Friday, May 1, 2015

Brad 'Interest Rates are Cheap' Delong and the UC Berkeley incompetents

How often has the poor fool of an analysts said, 'Oh interest rates are cheap, we should borrow'.

We did borrow, the ten year was 3.5% for two years after the crash.  Romer and the Berkeley bozos could not borrow enough money at those rates.

Now we are rolling over that debt at 2% and getting some releif.  Our interest costs on that debt, and the prior debt should drop by 40% over the next three years.  That is a savings of about $100 billion/yr, at least, in money the Berkeley bozos sent back to the super wealthy.

I claim, once again, it is time to shut down the UC Berkeley economics department.

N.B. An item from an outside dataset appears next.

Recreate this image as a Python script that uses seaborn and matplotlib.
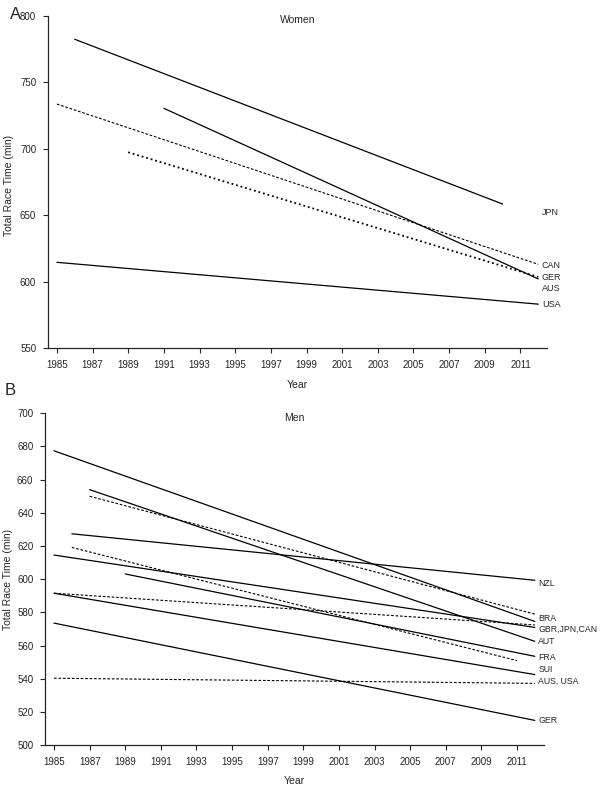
import matplotlib
matplotlib.use("Agg")
import matplotlib.pyplot as plt
import pandas as pd
import seaborn as sns

# Women (panel A): fitted trend lines, start/end year and start/end time (min)
women_series = ["JPN", "GER", "CAN", "AUS", "USA"]
women_year0 = [1986, 1991, 1985, 1989, 1985]
women_year1 = [2010, 2012, 2012, 2012, 2012]
women_time0 = [782.5, 730.5, 733.7, 697.4, 614.5]
women_time1 = [658.4, 602.0, 613.0, 603.5, 583.0]
women_style = ["solid", "solid", "dashed", "dotted", "solid"]
women_labels = ["JPN", "CAN", "GER", "AUS", "USA"]

# Men (panel B)
men_series = ["m1", "m2", "m3", "m4", "m5", "m6", "m7", "m8", "m9", "m10", "m11"]
men_year0 = [1985, 1987, 1987, 1986, 1986, 1985, 1989, 1985, 1985, 1985, 1985]
men_year1 = [2012, 2012, 2012, 2012, 2011, 2012, 2012, 2012, 2012, 2012, 2012]
men_time0 = [677.4, 654.0, 650.0, 627.4, 619.2, 614.6, 603.2, 591.6, 591.6, 573.6, 540.4]
men_time1 = [574.6, 562.6, 579.0, 599.4, 551.0, 571.0, 553.6, 572.5, 542.6, 515.0, 537.3]
men_style = ["solid", "solid", "dashed", "solid", "dashed", "solid", "solid",
             "dashed", "solid", "solid", "dashed"]
men_labels = ["NZL", "BRA", "GBR,JPN,CAN", "AUT", "FRA", "SUI", "AUS, USA", "GER"]

sns.set_style("ticks")
plt.rcParams['font.family'] = ['Liberation Sans', 'DejaVu Sans']

dash_map = {"solid": "", "dashed": (2.4, 1.6), "dotted": (1.0, 1.6)}
width_map = {"solid": 0.9, "dashed": 0.8, "dotted": 1.3}


def long_table(names, y0, y1, t0, t1):
    rows = []
    for n, a, b, c, d in zip(names, y0, y1, t0, t1):
        rows.append({"series": n, "Year": a, "Time": c})
        rows.append({"series": n, "Year": b, "Time": d})
    return pd.DataFrame(rows)


def draw_panel(ax, names, y0, y1, t0, t1, styles):
    df = long_table(names, y0, y1, t0, t1)
    for n, st in zip(names, styles):
        sns.lineplot(data=df[df.series == n], x="Year", y="Time", ax=ax,
                     color="black", lw=width_map[st],
                     estimator=None, legend=False)
        line = ax.get_lines()[-1]
        if st != "solid":
            line.set_dashes(dash_map[st])
    sns.despine(ax=ax)
    ax.spines['left'].set_linewidth(0.9)
    ax.spines['bottom'].set_linewidth(0.9)
    ax.tick_params(direction="out", length=3.5, width=0.8, labelsize=7, pad=5)
    ax.set_xticks(range(1985, 2012, 2))
    ax.set_xlim(1984.5, 2012.5)
    ax.set_ylabel("Total Race Time (min)", fontsize=7.5)
    ax.set_xlabel("Year", fontsize=7.5)


fig = plt.figure(figsize=(6, 7.86), dpi=100)

# Panel A
axA = fig.add_axes([0.08, 0.5573, 0.832, 0.4223])
draw_panel(axA, women_series, women_year0, women_year1, women_time0, women_time1, women_style)
axA.set_ylim(550, 800)
axA.set_yticks(range(550, 801, 50))
axA.xaxis.set_label_coords(0.5, -0.096)
axA.yaxis.set_label_coords(-0.069, 0.49)
axA.text(0.5, 0.988, "Women", transform=axA.transAxes, ha="center", va="center", fontsize=7.5)
for lab, yv in zip(women_labels, [652, 612.3, 603, 594.6, 582.6]):
    axA.text(2012.2, yv, lab, ha="left", va="center", fontsize=6.5, clip_on=False)
fig.text(0.017, 0.991, "A", fontsize=12, ha="left", va="top")

# Panel B
axB = fig.add_axes([0.0752, 0.0518, 0.831, 0.4224])
draw_panel(axB, men_series, men_year0, men_year1, men_time0, men_time1, men_style)
axB.set_ylim(500, 700)
axB.set_yticks(range(500, 701, 20))
axB.xaxis.set_label_coords(0.5, -0.0925)
axB.yaxis.set_label_coords(-0.064, 0.5)
axB.text(0.5, 0.985, "Men", transform=axB.transAxes, ha="center", va="center", fontsize=7.5)
for lab, yv in zip(men_labels, [597.6, 576.4, 569.6, 562.8, 552.8, 545.6, 538.8, 514.8]):
    axB.text(2012.2, yv, lab, ha="left", va="center", fontsize=6.3, clip_on=False)
fig.text(0.008, 0.513, "B", fontsize=12, ha="left", va="top")

fig.savefig("out.png", dpi=100)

What is the other horse manure I keep hearing? Oh yes, inflation helps the debtor.  Not when the debtor is rollin over almost 2 trillion a year.  Look backwards you incompetent economists, almost the entirety of the US government debt was borrowed, almost always, at higher rates in the past.  Do you bozos need a chart? Ok, but as near as I can tell the Kanosian boneheads never look at them, here it is:

Here is is, all the debt the US government rang up is at a higher rate in the past, the US government pays the ten year rate mostly.

But wait, the boneheads will say, we pay back in cheaper dollars.  Not unless they can show taxes going up faster than rates with inflation.  And they cannot, and will not. They are limited to reading recipes, mostly from the MIT Basket Weavers.

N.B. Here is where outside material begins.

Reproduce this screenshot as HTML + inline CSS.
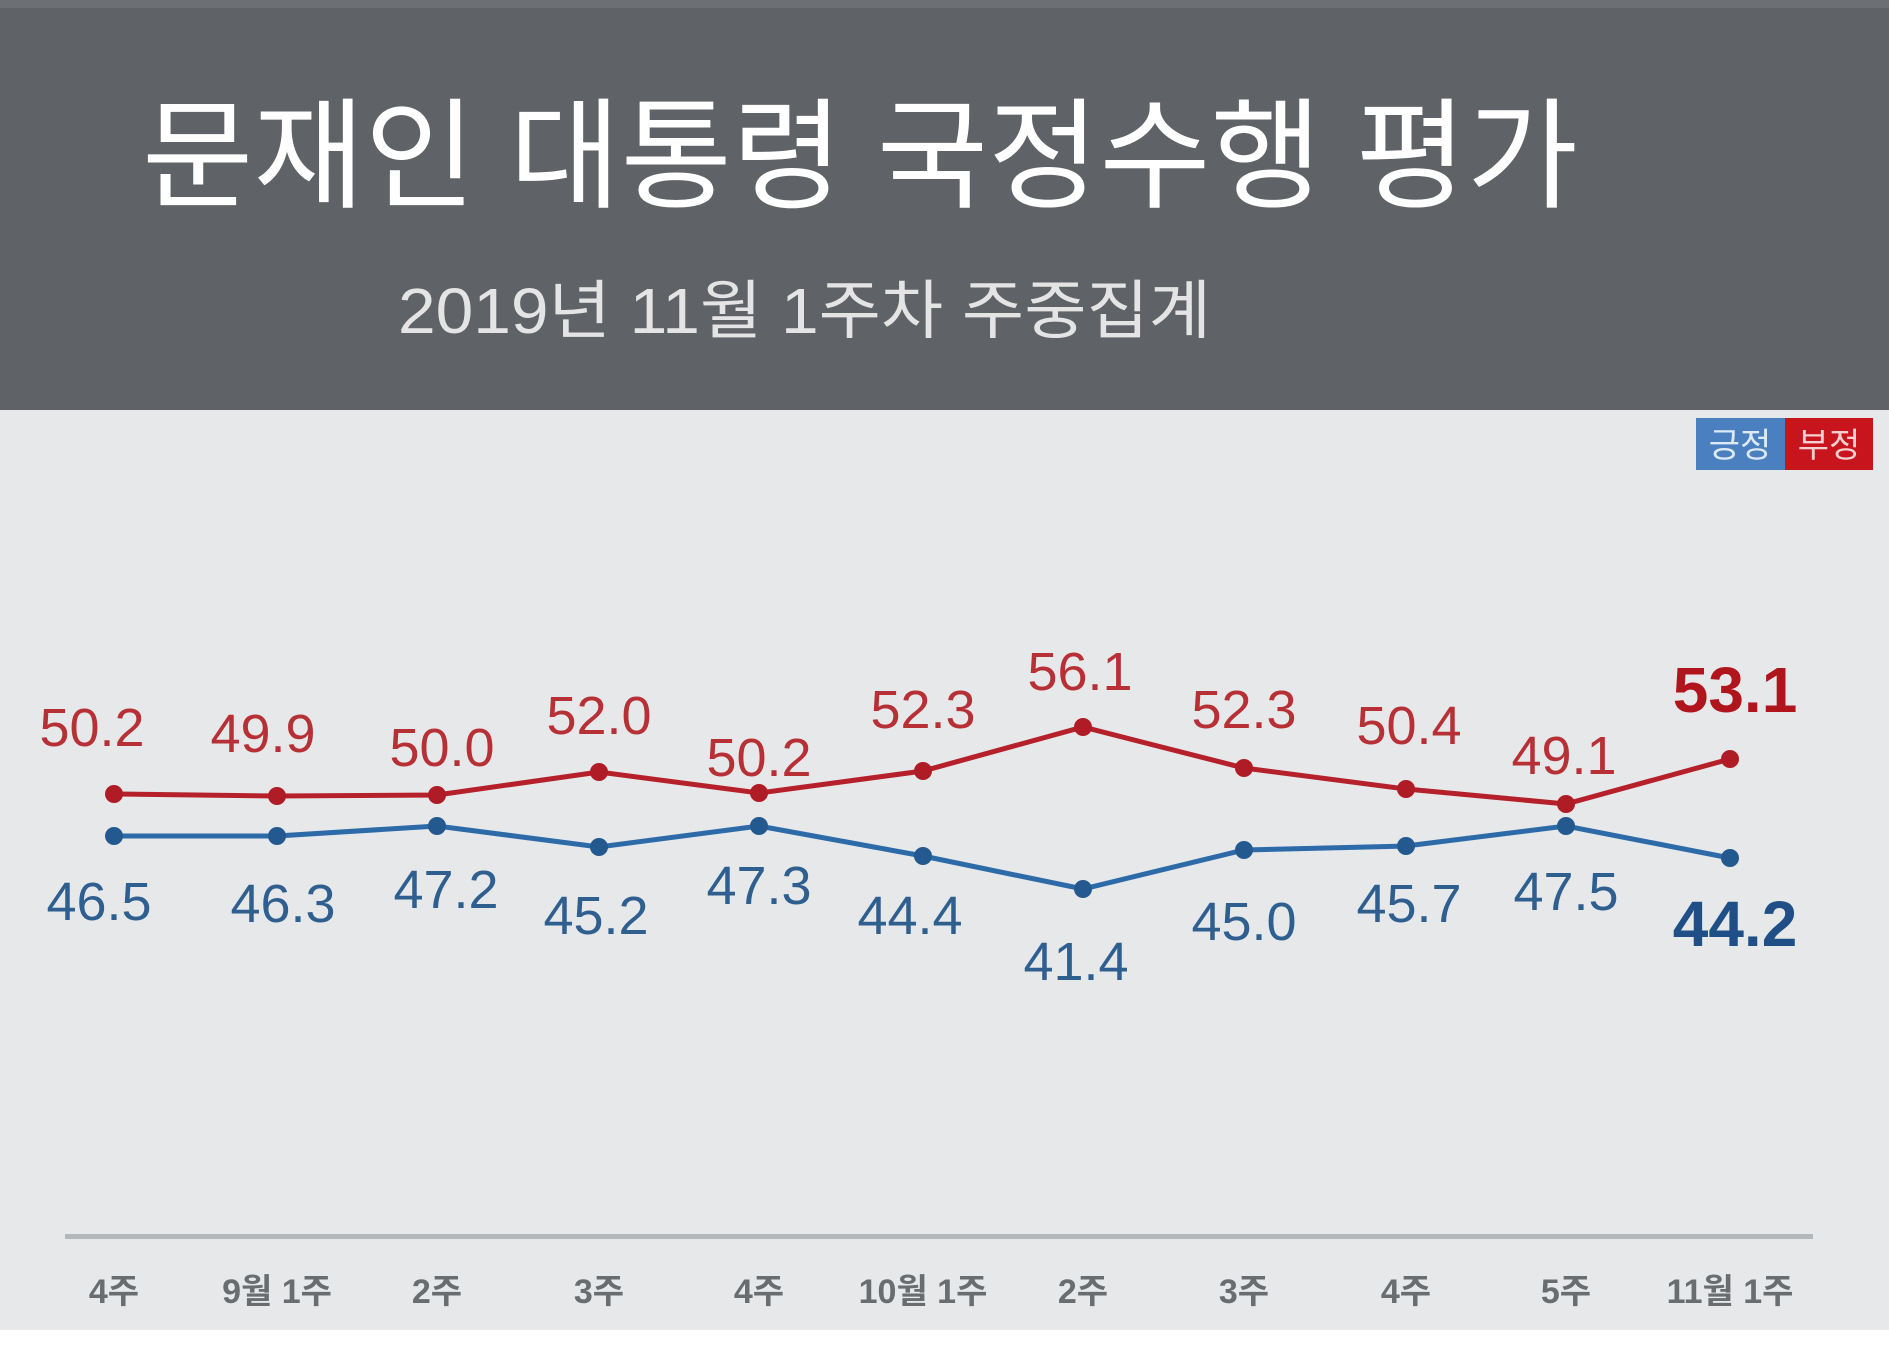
<!DOCTYPE html>
<html><head><meta charset="utf-8"><style>
body{margin:0;width:1889px;height:1353px;overflow:hidden;background:#fff;font-family:"Liberation Sans","Noto Sans CJK KR",sans-serif}
</style></head><body>
<svg width="1889" height="1353" xmlns="http://www.w3.org/2000/svg" style="position:absolute;left:0;top:0;font-family:'Liberation Sans','Noto Sans CJK KR',sans-serif">
<rect x="0" y="0" width="1889" height="1330" fill="#e6e8ea"/>
<rect x="0" y="0" width="1889" height="410" fill="#5f6266"/>
<rect x="0" y="0" width="1889" height="8" fill="#6c7075"/>
<text x="142" y="198" font-size="120" fill="#fff" textLength="1436" lengthAdjust="spacingAndGlyphs">문재인 대통령 국정수행 평가</text>
<text x="398" y="333" font-size="64" fill="#e4e4e4" textLength="813" lengthAdjust="spacingAndGlyphs">2019년 11월 1주차 주중집계</text>
<rect x="1696" y="418" width="89" height="52" fill="#4a7fc0"/>
<rect x="1785" y="418" width="88" height="52" fill="#c8141c"/>
<text x="1740" y="457" font-size="34" fill="#dfe9f5" text-anchor="middle">긍정</text>
<text x="1829" y="457" font-size="34" fill="#f5d0d0" text-anchor="middle">부정</text>
<rect x="65" y="1234" width="1748" height="5" fill="#b4b8bb"/>
<g font-size="34" fill="#6a6d70" text-anchor="middle" font-weight="bold">
<text x="114" y="1303">4주</text><text x="277" y="1303">9월 1주</text><text x="437" y="1303">2주</text><text x="599" y="1303">3주</text><text x="759" y="1303">4주</text><text x="923" y="1303">10월 1주</text><text x="1083" y="1303">2주</text><text x="1244" y="1303">3주</text><text x="1406" y="1303">4주</text><text x="1566" y="1303">5주</text><text x="1730" y="1303">11월 1주</text>
</g>
<polyline fill="none" stroke="#b5202a" stroke-width="5" points="114,794 277,796 437,795 599,772 759,793 923,771 1083,727 1244,768 1406,789 1566,804 1730,759"/>
<polyline fill="none" stroke="#2d6aa8" stroke-width="5" points="114,836 277,836 437,826 599,847 759,826 923,856 1083,889 1244,850 1406,846 1566,826 1730,858"/>
<g fill="#b01c26">
<circle cx="114" cy="794" r="9"/><circle cx="277" cy="796" r="9"/><circle cx="437" cy="795" r="9"/><circle cx="599" cy="772" r="9"/><circle cx="759" cy="793" r="9"/><circle cx="923" cy="771" r="9"/><circle cx="1083" cy="727" r="9"/><circle cx="1244" cy="768" r="9"/><circle cx="1406" cy="789" r="9"/><circle cx="1566" cy="804" r="9"/><circle cx="1730" cy="759" r="9"/>
</g>
<g fill="#24598f">
<circle cx="114" cy="836" r="9"/><circle cx="277" cy="836" r="9"/><circle cx="437" cy="826" r="9"/><circle cx="599" cy="847" r="9"/><circle cx="759" cy="826" r="9"/><circle cx="923" cy="856" r="9"/><circle cx="1083" cy="889" r="9"/><circle cx="1244" cy="850" r="9"/><circle cx="1406" cy="846" r="9"/><circle cx="1566" cy="826" r="9"/><circle cx="1730" cy="858" r="9"/>
</g>
<g font-size="54" fill="#b73036" text-anchor="middle">
<text x="92" y="746">50.2</text><text x="263" y="752">49.9</text><text x="442" y="766">50.0</text><text x="599" y="734">52.0</text><text x="759" y="776">50.2</text><text x="923" y="728">52.3</text><text x="1080" y="690">56.1</text><text x="1244" y="728">52.3</text><text x="1409" y="744">50.4</text><text x="1564" y="774">49.1</text>
</g>
<text x="1735" y="712" font-size="64" font-weight="bold" fill="#b0141c" text-anchor="middle">53.1</text>
<g font-size="54" fill="#2f5f8f" text-anchor="middle">
<text x="99" y="920">46.5</text><text x="283" y="922">46.3</text><text x="446" y="908">47.2</text><text x="596" y="934">45.2</text><text x="759" y="904">47.3</text><text x="910" y="934">44.4</text><text x="1076" y="980">41.4</text><text x="1244" y="940">45.0</text><text x="1409" y="922">45.7</text><text x="1566" y="910">47.5</text>
</g>
<text x="1735" y="946" font-size="64" font-weight="bold" fill="#1f4f86" text-anchor="middle">44.2</text>
</svg>
</body></html>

Here is one more.  Look at those gray bars. Where do they occur? At eight year presidential boundaries. All of them, with the exception of Reagan who caused a massive grey bar about six month after entering office.  Now, mathematicians, what would you tell you college president if you knew that almost every economist, except Roger Farmer, cannot find the cycle?  Every one of our bonehead Kanosians go into their classrooms, put up this chart, and claim DC is counter cyclical!  Mathematicians you need to move these folks off of campus, and take over the business of aggregate statistics.